Reb, many of us women feel our H's prioritise their jobs over their families. Our H's dont see it that way, they think they are sacrificing everything else in their lives for their families by being successful and good providers. It may be a bit misguided but well intentioned.
My H had a difficult stressful job which involved shiftwork for 27 years, however he did love his job. At 54 the stress was taking its toll and he was turning into a monster, hence BD. I noticed the vacant unemotional look in his eyes and his complete loss of joy for living. I too spent a lot of time criticising him and the choices he made. He left his job suddenly 4 months ago. Due to the stress in home and worklife, he made an error of judgement. He basically couldn't live with the consequences of that mistake, so resigned his job. We haven't been happier, although the financial stress is certainly challening. We are trying to put things in place, and we are working well together at it.

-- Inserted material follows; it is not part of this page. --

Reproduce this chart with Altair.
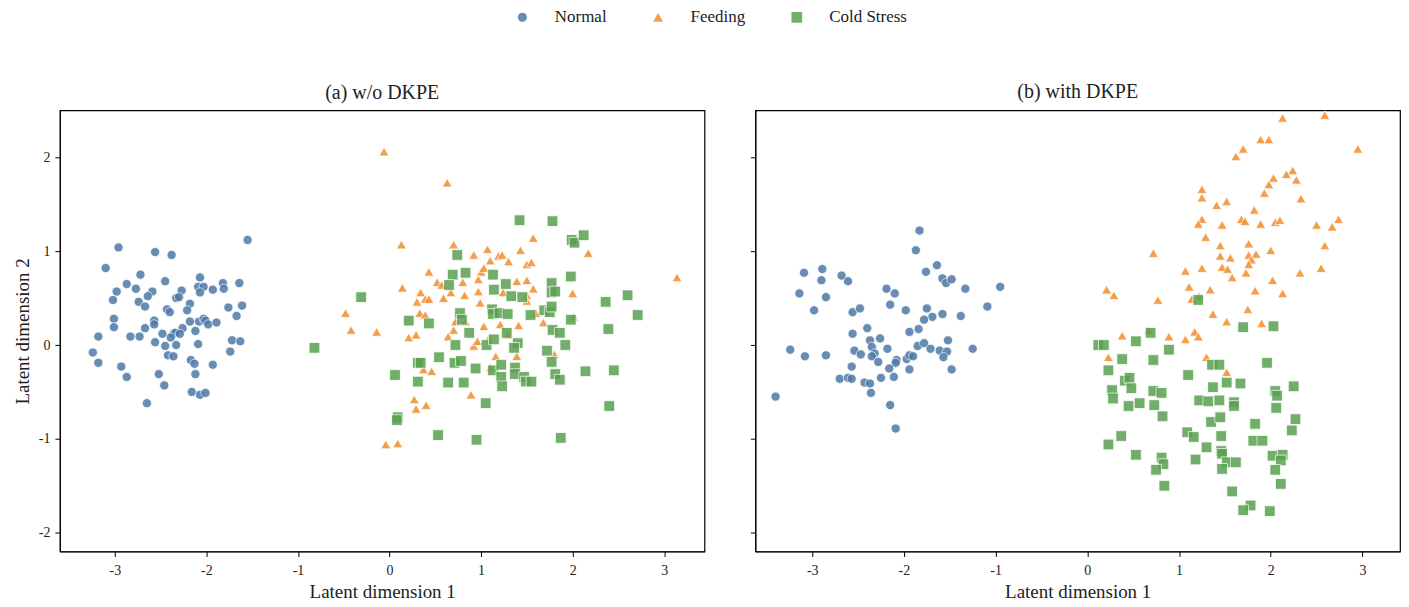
import altair as alt
import pandas as pd

classes = ["Normal", "Feeding", "Cold Stress"]
colors = ["#4e79a7", "#f28e2b", "#59a14f"]
shapes = ["circle", "triangle-up", "square"]
panels = ["(a) w/o DKPE", "(b) with DKPE"]

# ---- panel (a) ----
a_normal_x = [-1.55,-2.96,-2.56,-2.38,-3.10,-2.72,-2.45,-2.07,-2.87,-2.77,-2.98,-2.59,-2.27,-2.09,-2.03,-2.07,-1.93,-1.82,-1.81,-1.64,
              -3.02,-2.64,-2.74,-2.67,-2.33,-2.30,-2.18,-2.43,-2.40,-2.21,-1.76,-1.61,-1.67,-3.01,-3.01,-2.57,-2.57,-2.18,-2.08,-2.03,
              -2.01,-1.98,-1.89,-2.67,-2.26,-2.12,-3.18,-2.83,-2.73,-2.48,-2.36,-2.34,-2.29,-2.39,-2.56,-2.45,-2.33,-2.09,-1.72,-1.63,
              -3.24,-3.18,-2.42,-2.36,-2.17,-2.13,-1.74,-1.93,-2.93,-2.87,-2.52,-2.12,-2.46,-2.16,-2.07,-2.01,-2.65]
a_normal_y = [1.12,1.04,0.99,0.96,0.82,0.75,0.68,0.72,0.65,0.60,0.57,0.57,0.58,0.62,0.62,0.56,0.59,0.66,0.60,0.66,
              0.48,0.52,0.46,0.41,0.50,0.51,0.44,0.38,0.35,0.37,0.40,0.42,0.31,0.28,0.19,0.26,0.22,0.25,0.25,0.28,
              0.26,0.22,0.24,0.18,0.18,0.15,0.09,0.09,0.09,0.12,0.12,0.13,0.12,0.08,0.03,-0.01,0.00,0.01,0.05,0.04,
              -0.08,-0.19,-0.11,-0.12,-0.16,-0.20,-0.07,-0.21,-0.23,-0.34,-0.31,-0.31,-0.43,-0.50,-0.53,-0.51,-0.62]

a_feeding_x = [-0.06,0.63,0.13,0.70,0.92,1.07,1.10,0.43,1.00,1.03,0.52,0.57,0.80,0.97,0.14,0.34,0.67,0.97,0.30,0.39,
               0.43,0.59,0.82,0.99,-0.48,0.33,0.39,-0.42,-0.14,0.72,0.83,0.70,1.03,0.21,0.29,0.64,0.92,0.96,1.09,0.37,
               0.46,1.10,0.89,0.27,0.40,0.29,-0.04,0.09,1.57,1.43,2.17,1.19,1.23,1.30,1.50,1.55,1.39,1.50,1.57,1.24,
               1.50,1.50,2.00,3.14,1.60,2.01,1.21,1.41,1.68,1.29,1.16,1.39,1.80]
a_feeding_y = [2.06,1.73,1.07,1.07,0.96,1.02,0.90,0.78,0.78,0.82,0.67,0.64,0.67,0.70,0.61,0.56,0.56,0.57,0.46,0.49,
               0.49,0.50,0.53,0.45,0.34,0.34,0.32,0.16,0.14,0.25,0.25,0.16,0.20,0.08,0.11,0.09,-0.01,0.04,0.08,-0.26,
               -0.28,-0.24,-0.53,-0.58,-0.64,-0.68,-1.06,-1.05,1.14,1.01,0.98,0.95,0.96,0.89,0.86,0.88,0.68,0.69,0.60,0.56,
               0.53,0.47,0.55,0.72,0.34,0.30,0.22,0.21,0.24,0.11,-0.12,-0.12,-0.10]

a_cold_x = [0.74,0.69,0.83,0.65,1.13,1.14,-0.31,0.21,0.43,0.77,0.79,1.12,1.13,0.87,-0.82,0.72,1.06,1.14,0.54,0.31,
            0.34,0.71,0.78,0.94,1.13,0.06,0.31,0.64,0.81,1.05,0.09,0.08,0.53,0.95,1.42,1.78,1.99,2.02,2.12,1.98,
            1.27,1.77,1.77,1.81,1.33,1.45,2.36,2.60,1.20,1.29,1.54,1.69,1.75,1.77,1.98,2.71,2.39,1.78,1.86,1.28,
            1.40,1.36,1.92,1.72,1.77,1.22,1.37,1.37,1.22,1.23,1.47,1.49,1.55,1.81,1.86,2.14,2.45,2.40,1.87]
a_cold_y = [0.96,0.75,0.77,0.64,0.75,0.59,0.51,0.26,0.23,0.34,0.27,0.38,0.33,0.13,-0.03,0.00,0.00,0.06,-0.13,-0.19,
            -0.19,-0.19,-0.17,-0.25,-0.27,-0.32,-0.39,-0.40,-0.40,-0.62,-0.77,-0.80,-0.96,-1.01,1.33,1.32,1.12,1.09,1.17,0.73,
            0.65,0.66,0.56,0.57,0.52,0.51,0.46,0.53,0.34,0.33,0.32,0.37,0.35,0.41,0.27,0.32,0.17,0.16,0.13,0.13,
            0.02,-0.03,0.00,-0.06,-0.18,-0.21,-0.24,-0.31,-0.34,-0.44,-0.34,-0.39,-0.39,-0.31,-0.37,-0.28,-0.27,-0.65,-0.99]

# ---- panel (b) ----
b_normal_x = [-1.83,-1.87,-1.64,-3.09,-2.89,-2.90,-2.68,-2.61,-1.76,-1.58,-1.54,-1.48,-0.95,-1.33,-3.14,-2.85,-2.19,-2.10,-2.98,-2.56,
              -2.48,-2.15,-1.98,-1.75,-1.58,-1.69,-1.78,-1.38,-1.09,-2.40,-2.56,-1.94,-1.84,-2.37,-2.26,-1.52,-3.24,-3.08,-2.85,-2.54,
              -2.47,-2.35,-2.32,-2.35,-2.28,-2.18,-1.85,-1.78,-1.71,-1.61,-1.53,-1.57,-1.25,-2.08,-2.09,-1.97,-1.94,-1.90,-2.57,-2.16,
              -1.94,-1.48,-2.70,-2.61,-2.57,-2.25,-2.11,-2.43,-2.37,-2.36,-3.40,-2.15,-2.09]
b_normal_y = [1.22,1.01,0.85,0.77,0.81,0.69,0.74,0.68,0.78,0.71,0.66,0.70,0.62,0.60,0.55,0.51,0.60,0.55,0.37,0.35,
              0.39,0.43,0.37,0.39,0.33,0.30,0.27,0.31,0.41,0.18,0.12,0.14,0.17,0.05,0.07,0.05,-0.05,-0.12,-0.11,-0.06,
              -0.10,-0.02,-0.09,-0.12,-0.18,-0.04,-0.01,0.02,-0.04,-0.06,-0.07,-0.13,-0.04,-0.16,-0.19,-0.15,-0.11,-0.12,-0.23,-0.25,
              -0.26,-0.26,-0.36,-0.35,-0.36,-0.35,-0.34,-0.40,-0.41,-0.51,-0.55,-0.64,-0.89]

b_feeding_x = [2.13,2.59,1.89,1.98,2.95,1.70,1.62,2.24,2.17,2.28,2.03,1.98,1.93,2.33,1.25,1.25,1.41,1.52,1.82,1.25,
               1.21,1.47,1.68,1.72,1.89,2.05,2.10,2.50,2.67,2.74,1.29,1.45,1.76,2.59,0.72,1.45,1.56,1.76,1.84,1.79,
               2.00,1.76,1.25,1.07,1.47,1.53,1.58,1.73,2.32,2.55,2.02,0.21,0.29,1.11,1.34,1.83,2.13,0.77,1.14,1.22,
               1.75,1.37,1.52,1.90,0.38,0.67,0.89,1.07,1.17,1.21,0.23,1.30,1.52]
b_feeding_y = [2.42,2.45,2.19,2.19,2.09,2.09,2.01,1.86,1.82,1.76,1.78,1.71,1.62,1.56,1.66,1.57,1.49,1.53,1.44,1.34,
               1.29,1.28,1.34,1.32,1.29,1.31,1.33,1.28,1.26,1.34,1.15,1.06,1.08,1.06,0.98,0.95,0.93,0.96,0.97,0.91,
               1.01,0.86,0.82,0.79,0.83,0.81,0.72,0.77,0.77,0.82,0.69,0.59,0.53,0.62,0.59,0.58,0.55,0.48,0.49,0.52,
               0.38,0.33,0.25,0.23,0.10,0.16,0.09,0.06,0.14,0.09,-0.13,-0.13,-0.29]

b_cold_x = [1.70,2.03,0.69,0.12,0.18,0.53,0.89,0.38,0.72,1.36,1.44,1.96,0.23,1.10,0.41,0.46,0.48,1.52,1.67,2.25,
            0.27,0.28,0.72,0.81,1.37,2.05,2.07,0.45,0.57,0.73,1.22,1.32,1.44,1.60,1.60,2.06,0.82,1.35,1.45,1.83,
            2.27,2.23,1.09,1.16,1.46,0.37,0.23,1.81,1.91,1.30,1.46,1.47,0.53,0.81,0.83,0.75,1.18,1.52,1.62,1.47,
            2.02,2.13,2.11,2.05,0.84,2.11,1.58,1.78,1.70,1.99,1.21]
b_cold_y = [0.19,0.20,0.13,0.00,0.00,0.04,-0.05,-0.15,-0.16,-0.21,-0.21,-0.19,-0.27,-0.32,-0.38,-0.35,-0.46,-0.40,-0.41,-0.44,
            -0.48,-0.57,-0.49,-0.51,-0.45,-0.49,-0.54,-0.65,-0.62,-0.64,-0.59,-0.60,-0.59,-0.61,-0.65,-0.67,-0.76,-0.82,-0.77,-0.84,
            -0.79,-0.91,-0.93,-0.98,-0.97,-0.97,-1.06,-1.02,-1.02,-1.09,-1.13,-1.16,-1.17,-1.20,-1.27,-1.33,-1.22,-1.25,-1.25,-1.32,
            -1.18,-1.17,-1.23,-1.33,-1.50,-1.48,-1.56,-1.71,-1.76,-1.77,0.48]

x_domains = [[-3.6, 3.44], [-3.62, 3.41]]
y_domain = [-2.2, 2.5]

rows = []
def add(panel, cls, xs, ys):
    for x, y in zip(xs, ys):
        rows.append({"panel": panel, "cls": cls, "x": x, "y": y})

add(panels[0], classes[0], a_normal_x, a_normal_y)
add(panels[0], classes[1], a_feeding_x, a_feeding_y)
add(panels[0], classes[2], a_cold_x, a_cold_y)
add(panels[1], classes[0], b_normal_x, b_normal_y)
add(panels[1], classes[1], b_feeding_x, b_feeding_y)
add(panels[1], classes[2], b_cold_x, b_cold_y)
df = pd.DataFrame(rows)

FONT = "Liberation Serif"
yscale = alt.Scale(domain=y_domain, nice=False, zero=False)
color = alt.Color("cls:N", scale=alt.Scale(domain=classes, range=colors),
                  legend=alt.Legend(title=None, orient="none", direction="horizontal",
                                    legendX=455, legendY=-102, columnPadding=43,
                                    labelOffset=24, symbolSize=50, labelFontSize=17,
                                    labelFont=FONT, labelColor="#222",
                                    symbolStrokeWidth=0, symbolOpacity=0.85))
shape = alt.Shape("cls:N", scale=alt.Scale(domain=classes, range=shapes))
size = alt.Size("cls:N", scale=alt.Scale(domain=classes, range=[85, 115, 85]), legend=None)

def panel_chart(i, show_y):
    name = panels[i]
    sub = df[df.panel == name]
    yaxis = alt.Axis(values=[-2, -1, 0, 1, 2], labelExpr="'' + datum.value",
                     title="Latent dimension 2" if show_y else None,
                     labels=show_y, grid=False)
    return alt.Chart(sub, title=alt.TitleParams(name, fontSize=20, font=FONT, color="#222",
                                                fontWeight="normal", offset=7)).mark_point(
        filled=True, opacity=0.85, stroke="white", strokeWidth=0.8
    ).encode(
        x=alt.X("x:Q", scale=alt.Scale(domain=x_domains[i], nice=False, zero=False),
                axis=alt.Axis(values=[-3, -2, -1, 0, 1, 2, 3], labelExpr="'' + datum.value",
                              title="Latent dimension 1", grid=False)),
        y=alt.Y("y:Q", scale=yscale, axis=yaxis),
        color=color,
        shape=shape,
        size=size,
        order=alt.Order("ord:Q"),
    ).transform_calculate(
        ord="datum.cls == 'Normal' ? 0 : (datum.cls == 'Feeding' ? 1 : 2)"
    ).properties(width=646, height=442)

chart = alt.hconcat(panel_chart(0, True), panel_chart(1, False), spacing=43).configure_view(
    stroke="black", strokeWidth=1.2
).configure_axis(
    domainColor="black", tickColor="black", labelColor="#222", titleColor="#222",
    labelFont=FONT, titleFont=FONT, labelFontSize=14, titleFontSize=19,
    titleFontWeight="normal", tickSize=5, labelPadding=5, titlePadding=6
).configure_axisX(titlePadding=5, labelPadding=7).properties(
    padding={"top": 0, "left": 4, "right": 0, "bottom": 0},
    background="white"
)

chart.save("out.html", embed_options={"renderer": "svg", "actions": False})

I'm not suggsting your H leave his job, however the thing is, my H had to work that through himself. He HAD TO HIT ROCK BOTTOM! His relationship with his children suffered also, but it is his responsibility. I no longer get involved in it. I no longer take the sides of my children, or my H. They need to work through this themselves. If they want a R with their father bad enough, they can find the tools to improve it, and likewise him. Admittedly mine were older 24, 19 and 18 at the time. Its also become apparent to me that I let them stand between my H and I too many times and basically pitted one off against the other. I think our kids can be manipulative and so was I. I was always trying to play the guilt card. Our kids can't fully understand the damage they do, so its up to us to back off. We can't always protect them. Life has its ups and downs and the sooner they learn to fend for themselves and work through their issues the better they will be as a result. I do firmly believe we are too much involved in our children's issues. Confirmed by DB coach also. I was instructed to DB my kids also.
You can be there to validate and talk things through, but please don't insist things have to be done a certain way in their R. Its just another form of control. One of my 180's - to let them work through their R problems themselves, as I also need to.
Take care, you are doing great. Lots of positives and lots of learning taking place.